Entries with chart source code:
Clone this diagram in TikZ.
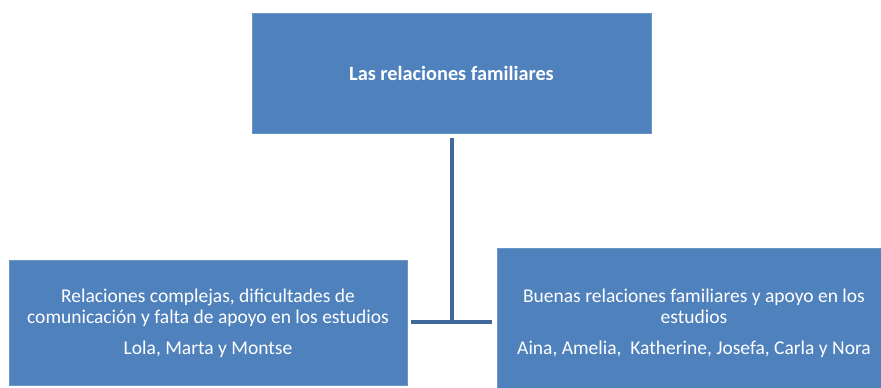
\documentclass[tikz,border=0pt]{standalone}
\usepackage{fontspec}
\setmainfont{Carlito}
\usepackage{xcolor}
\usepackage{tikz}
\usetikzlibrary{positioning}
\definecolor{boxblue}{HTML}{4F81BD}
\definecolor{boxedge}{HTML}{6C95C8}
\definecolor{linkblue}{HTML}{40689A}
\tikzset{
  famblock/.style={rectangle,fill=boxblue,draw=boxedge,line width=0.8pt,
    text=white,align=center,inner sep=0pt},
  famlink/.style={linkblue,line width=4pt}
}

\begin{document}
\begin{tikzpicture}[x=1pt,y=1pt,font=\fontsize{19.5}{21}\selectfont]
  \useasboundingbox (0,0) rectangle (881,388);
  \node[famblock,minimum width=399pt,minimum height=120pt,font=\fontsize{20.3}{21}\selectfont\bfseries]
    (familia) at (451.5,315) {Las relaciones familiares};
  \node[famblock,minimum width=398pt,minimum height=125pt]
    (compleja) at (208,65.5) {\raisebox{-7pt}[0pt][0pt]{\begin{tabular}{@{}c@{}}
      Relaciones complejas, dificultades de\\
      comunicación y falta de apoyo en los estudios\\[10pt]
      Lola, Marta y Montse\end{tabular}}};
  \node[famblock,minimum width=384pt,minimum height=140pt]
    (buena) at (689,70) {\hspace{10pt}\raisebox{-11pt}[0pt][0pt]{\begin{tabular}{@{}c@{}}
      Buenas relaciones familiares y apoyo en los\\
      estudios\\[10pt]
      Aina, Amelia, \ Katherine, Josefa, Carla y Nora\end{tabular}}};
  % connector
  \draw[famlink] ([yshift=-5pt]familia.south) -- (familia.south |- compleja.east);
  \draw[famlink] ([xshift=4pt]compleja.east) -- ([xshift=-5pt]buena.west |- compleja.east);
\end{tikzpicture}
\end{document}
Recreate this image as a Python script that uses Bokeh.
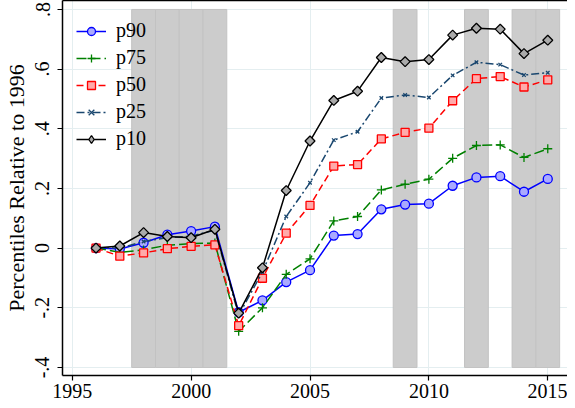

### TASK TO CARRY OUT:
Set down all the entries exactly as they appear, but skip any pictures.

### RESULT BELOW:
Clone this diagram in TikZ.
\documentclass[tikz,border=0pt]{standalone}
\usepackage{fontspec}
\setmainfont{Carlito}
\usepackage{xcolor}
\usepackage{tikz}
\usetikzlibrary{positioning}
\definecolor{boxblue}{HTML}{4F81BD}
\definecolor{boxedge}{HTML}{6C95C8}
\definecolor{linkblue}{HTML}{40689A}
\tikzset{
  famblock/.style={rectangle,fill=boxblue,draw=boxedge,line width=0.8pt,
    text=white,align=center,inner sep=0pt},
  famlink/.style={linkblue,line width=4pt}
}

\begin{document}
\begin{tikzpicture}[x=1pt,y=1pt,font=\fontsize{19.5}{21}\selectfont]
  \useasboundingbox (0,0) rectangle (881,388);
  \node[famblock,minimum width=399pt,minimum height=120pt,font=\fontsize{20.3}{21}\selectfont\bfseries]
    (familia) at (451.5,315) {Las relaciones familiares};
  \node[famblock,minimum width=398pt,minimum height=125pt]
    (compleja) at (208,65.5) {\raisebox{-7pt}[0pt][0pt]{\begin{tabular}{@{}c@{}}
      Relaciones complejas, dificultades de\\
      comunicación y falta de apoyo en los estudios\\[10pt]
      Lola, Marta y Montse\end{tabular}}};
  \node[famblock,minimum width=384pt,minimum height=140pt]
    (buena) at (689,70) {\hspace{10pt}\raisebox{-11pt}[0pt][0pt]{\begin{tabular}{@{}c@{}}
      Buenas relaciones familiares y apoyo en los\\
      estudios\\[10pt]
      Aina, Amelia, \ Katherine, Josefa, Carla y Nora\end{tabular}}};
  % connector
  \draw[famlink] ([yshift=-5pt]familia.south) -- (familia.south |- compleja.east);
  \draw[famlink] ([xshift=4pt]compleja.east) -- ([xshift=-5pt]buena.west |- compleja.east);
\end{tikzpicture}
\end{document}
Recreate this image as a Python script that uses Bokeh.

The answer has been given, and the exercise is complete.